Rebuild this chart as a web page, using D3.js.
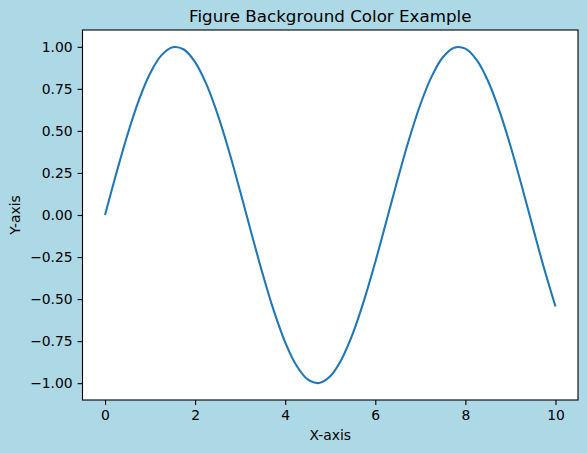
<!DOCTYPE html>
<html>
<head>
<meta charset="utf-8">
<script src="https://cdn.jsdelivr.net/npm/d3@7"></script>
<style>
	html, body { margin: 0; padding: 0; background: #add8e6; }
	svg { display: block; font-family: "DejaVu Sans", sans-serif; }
</style>
</head>
<body>
<svg id="plot" width="587" height="453" viewBox="0 0 587 453"></svg>
<script>

// values
const x_values = [0, 0.25, 0.5, 0.75, 1, 1.25, 1.5, 1.75, 2, 2.25, 2.5, 2.75, 3, 3.25, 3.5, 3.75,
	4, 4.25, 4.5, 4.75, 5, 5.25, 5.5, 5.75, 6, 6.25, 6.5, 6.75, 7, 7.25, 7.5, 7.75,
	8, 8.25, 8.5, 8.75, 9, 9.25, 9.5, 9.75, 10];
const y_values = [0.000, 0.247, 0.479, 0.682, 0.841, 0.949, 0.997, 0.984, 0.909, 0.778, 0.598, 0.382, 0.141, -0.108, -0.351, -0.572,
	-0.757, -0.895, -0.978, -0.999, -0.959, -0.859, -0.706, -0.508, -0.279, -0.033, 0.215, 0.450, 0.657, 0.823, 0.938, 0.995,
	0.989, 0.922, 0.798, 0.624, 0.412, 0.174, -0.075, -0.320, -0.544];
const x_ticks = [0, 2, 4, 6, 8, 10];
const y_ticks = [-1.00, -0.75, -0.50, -0.25, 0.00, 0.25, 0.50, 0.75, 1.00];

const title_text = "Figure Background Color Example";
const x_label = "X-axis";
const y_label = "Y-axis";

const svg = d3.select("#plot");
const plot = { left: 82.5, top: 30, right: 578, bottom: 400 };

svg.append("rect")
	.attr("width", 587).attr("height", 453)
	.style("fill", "#add8e6");

const x = d3.scaleLinear().domain([-0.5, 10.5]).range([plot.left, plot.right]);
const y = d3.scaleLinear().domain([-1.1, 1.1]).range([plot.bottom, plot.top]);

svg.append("rect")
	.attr("x", plot.left).attr("y", plot.top)
	.attr("width", plot.right - plot.left).attr("height", plot.bottom - plot.top)
	.style("fill", "white");

const points = x_values.map((v, i) => [v, y_values[i]]);
const line = d3.line()
	.x(d => x(d[0]))
	.y(d => y(d[1]))
	.curve(d3.curveCatmullRom);

svg.append("path")
	.datum(points)
	.attr("d", line)
	.style("fill", "none")
	.style("stroke", "#1f77b4")
	.style("stroke-width", 2.08);

// axes
const x_axis = d3.axisBottom(x).tickValues(x_ticks).tickFormat(d3.format("d"))
	.tickSizeInner(4.9).tickSizeOuter(0).tickPadding(4.9);
const y_axis = d3.axisLeft(y).tickValues(y_ticks).tickFormat(d => d3.format(".2f")(d).replace("-", "\u2212"))
	.tickSizeInner(4.9).tickSizeOuter(0).tickPadding(4.9);

const gx = svg.append("g").attr("transform", "translate(0," + plot.bottom + ")").call(x_axis);
const gy = svg.append("g").attr("transform", "translate(" + plot.left + ",0)").call(y_axis);

[gx, gy].forEach(g => {
	g.select(".domain").remove();
	g.selectAll("line").style("stroke", "black").style("stroke-width", 1.1);
	g.selectAll("text").style("font-size", "13.9px").style("fill", "black")
		.style("font-family", "'DejaVu Sans', sans-serif");
});

// frame
svg.append("rect")
	.attr("x", plot.left).attr("y", plot.top)
	.attr("width", plot.right - plot.left).attr("height", plot.bottom - plot.top)
	.style("fill", "none").style("stroke", "black").style("stroke-width", 1.1);

svg.append("text")
	.attr("x", (plot.left + plot.right) / 2).attr("y", 22)
	.attr("text-anchor", "middle")
	.style("font-size", "16.7px")
	.text(title_text);

svg.append("text")
	.attr("x", (plot.left + plot.right) / 2).attr("y", 440)
	.attr("text-anchor", "middle")
	.style("font-size", "13.9px")
	.text(x_label);

svg.append("text")
	.attr("transform", "translate(20," + (plot.top + plot.bottom) / 2 + ") rotate(-90)")
	.attr("text-anchor", "middle")
	.style("font-size", "13.9px")
	.text(y_label);

</script>
</body>
</html>
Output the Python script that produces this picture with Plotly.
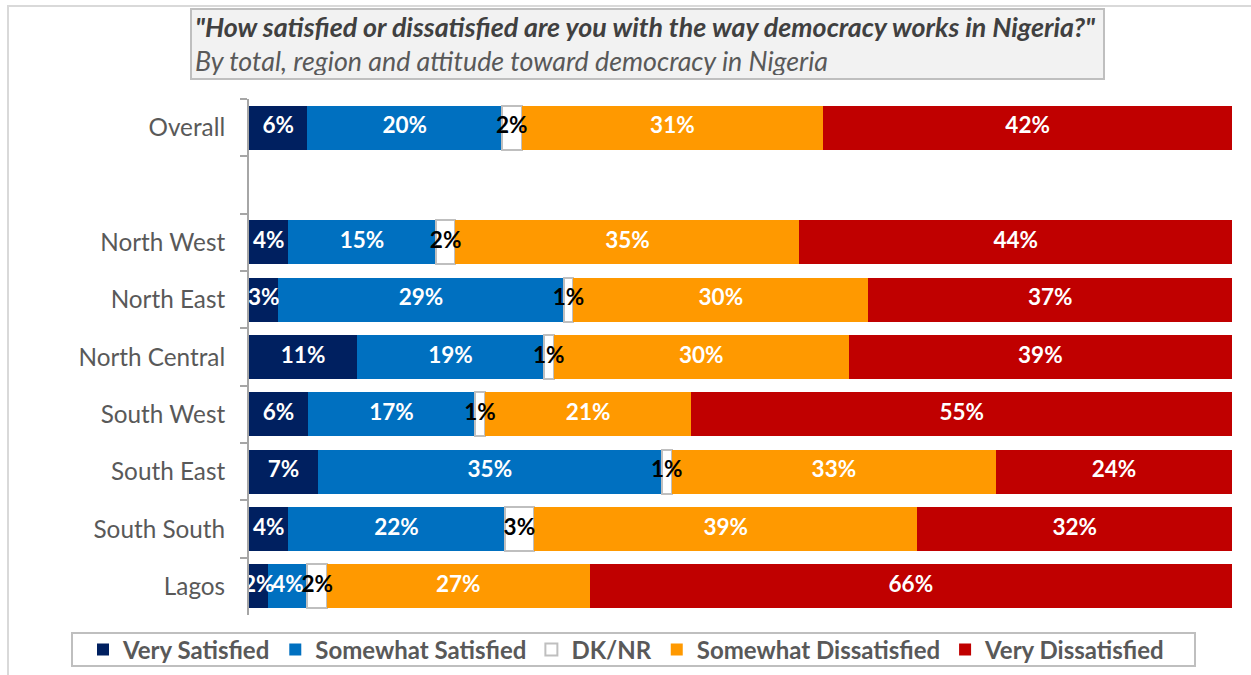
import plotly.graph_objects as go

# Survey categories (top to bottom) and response shares in percent
categories = ["Overall", "North West", "North East", "North Central",
              "South West", "South East", "South South", "Lagos"]
very_satisfied = [6, 4, 3, 11, 6, 7, 4, 2]
somewhat_satisfied = [20, 15, 29, 19, 17, 35, 22, 4]
dk_nr = [2, 2, 1, 1, 1, 1, 3, 2]
somewhat_dissatisfied = [31, 35, 30, 30, 21, 33, 39, 27]
very_dissatisfied = [42, 44, 37, 39, 55, 24, 32, 66]

series_names = ["Very Satisfied", "Somewhat Satisfied", "DK/NR",
                "Somewhat Dissatisfied", "Very Dissatisfied"]
series_values = [very_satisfied, somewhat_satisfied, dk_nr,
                 somewhat_dissatisfied, very_dissatisfied]
series_colors = ["#002060", "#0070C0", "#FFFFFF", "#FF9900", "#C00000"]
label_colors = ["white", "white", "black", "white", "white"]

# Empty slot separating the overall figure from the regions
row_order = [categories[0], " "] + categories[1:]

FONT = "Lato"
GRAY = "#595959"

fig = go.Figure()

for name, vals, color in zip(series_names, series_values, series_colors):
    is_blank = color == "#FFFFFF"
    fig.add_trace(go.Bar(
        name=name,
        y=categories,
        x=vals,
        orientation="h",
        marker=dict(color=color,
                    line=dict(color="#BFBFBF" if is_blank else color,
                              width=2 if is_blank else 0)),
        hovertemplate="%{y}: %{x}%<extra>" + name + "</extra>",
    ))

# Value labels, placed at the centre of each normalised segment
label_x, label_y, label_text, label_col = [], [], [], []
for i, cat in enumerate(categories):
    total = sum(v[i] for v in series_values)
    running = 0.0
    for vals, col in zip(series_values, label_colors):
        share = vals[i] / total * 100
        label_x.append(running + share / 2)
        label_y.append(cat)
        label_text.append(f"{vals[i]}%")
        label_col.append(col)
        running += share

fig.add_trace(go.Scatter(
    x=label_x, y=label_y, text=label_text, mode="text",
    textposition="middle center",
    textfont=dict(family=FONT, size=22.5, color=label_col, weight="bold"),
    showlegend=False, hoverinfo="skip",
))

L, R, T, B = 249, 19, 99, 60
W, H = 1251, 675
pw, ph = W - L - R, H - T - B


def px_x(px):
    return (px - L) / pw


def px_y(py):
    return (H - B - py) / ph


fig.update_layout(
    barmode="stack",
    barnorm="percent",
    bargap=0.23,
    width=W, height=H,
    margin=dict(l=L, r=R, t=T, b=B, autoexpand=False),
    paper_bgcolor="white",
    plot_bgcolor="white",
    font=dict(family=FONT, color=GRAY),
    xaxis=dict(range=[0, 100], visible=False, fixedrange=True),
    yaxis=dict(
        type="category",
        categoryorder="array",
        categoryarray=row_order,
        range=[len(row_order) - 0.5, -0.5],
        showline=True, linecolor="#A6A6A6", linewidth=2,
        ticks="outside", tickson="boundaries", ticklen=7,
        tickcolor="#A6A6A6", tickwidth=2,
        ticklabelstandoff=17,
        tickfont=dict(family=FONT, size=24.3, color=GRAY),
        showgrid=False, zeroline=False,
    ),
    showlegend=True,
    legend=dict(
        orientation="h",
        x=px_x(83), xanchor="left",
        y=px_y(650), yanchor="middle",
        borderwidth=0,
        bgcolor="rgba(0,0,0,0)",
        font=dict(family=FONT, size=24, color=GRAY, weight="bold"),
        traceorder="normal",
        itemwidth=30,
        tracegroupgap=0,
    ),
    shapes=[
        # outer frame of the figure
        dict(type="rect", xref="paper", yref="paper",
             x0=px_x(8), x1=px_x(1262), y0=px_y(6), y1=px_y(700),
             line=dict(color="#D9D9D9", width=2), layer="below"),
        # frame around the legend
        dict(type="rect", xref="paper", yref="paper",
             x0=px_x(72), x1=px_x(1195), y0=px_y(633), y1=px_y(666),
             line=dict(color="#BFBFBF", width=2), fillcolor="white",
             layer="below"),
    ],
    annotations=[
        dict(
            xref="paper", yref="paper",
            x=px_x(190), xanchor="left",
            y=px_y(8), yanchor="top",
            width=905, height=62, align="left", valign="middle",
            bgcolor="#F2F2F2", bordercolor="#BFBFBF", borderwidth=2,
            borderpad=3, showarrow=False,
            text=("<b><i>\"How satisfied or dissatisfied are you with the way "
                  "democracy works in Nigeria?\"</i></b><br>"
                  "<i><span style='color:#595959'>By total, region and attitude "
                  "toward democracy in Nigeria</span></i>"),
            font=dict(family=FONT, size=26.8, color="#404040"),
        ),
    ],
)

fig.write_html("out.html")
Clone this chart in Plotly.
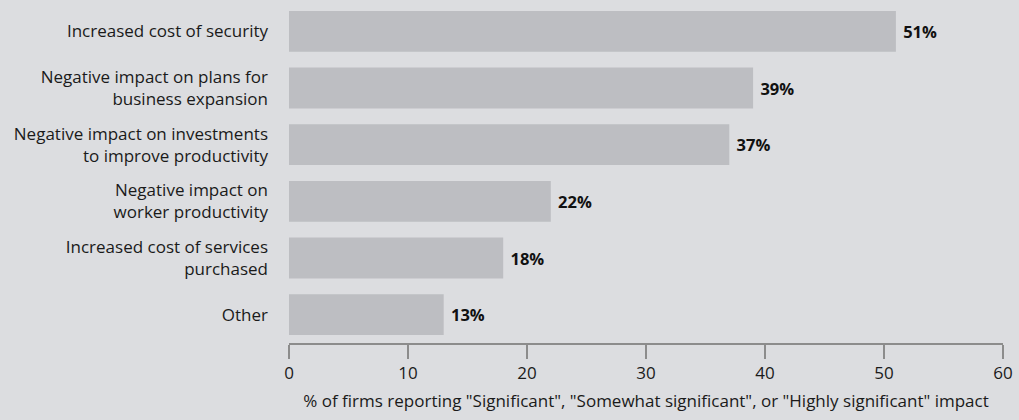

### Task to carry out
Gather each line from the entries above that includes the word "picture".

### Finished exercise
Output the Python script that produces this picture with Plotly.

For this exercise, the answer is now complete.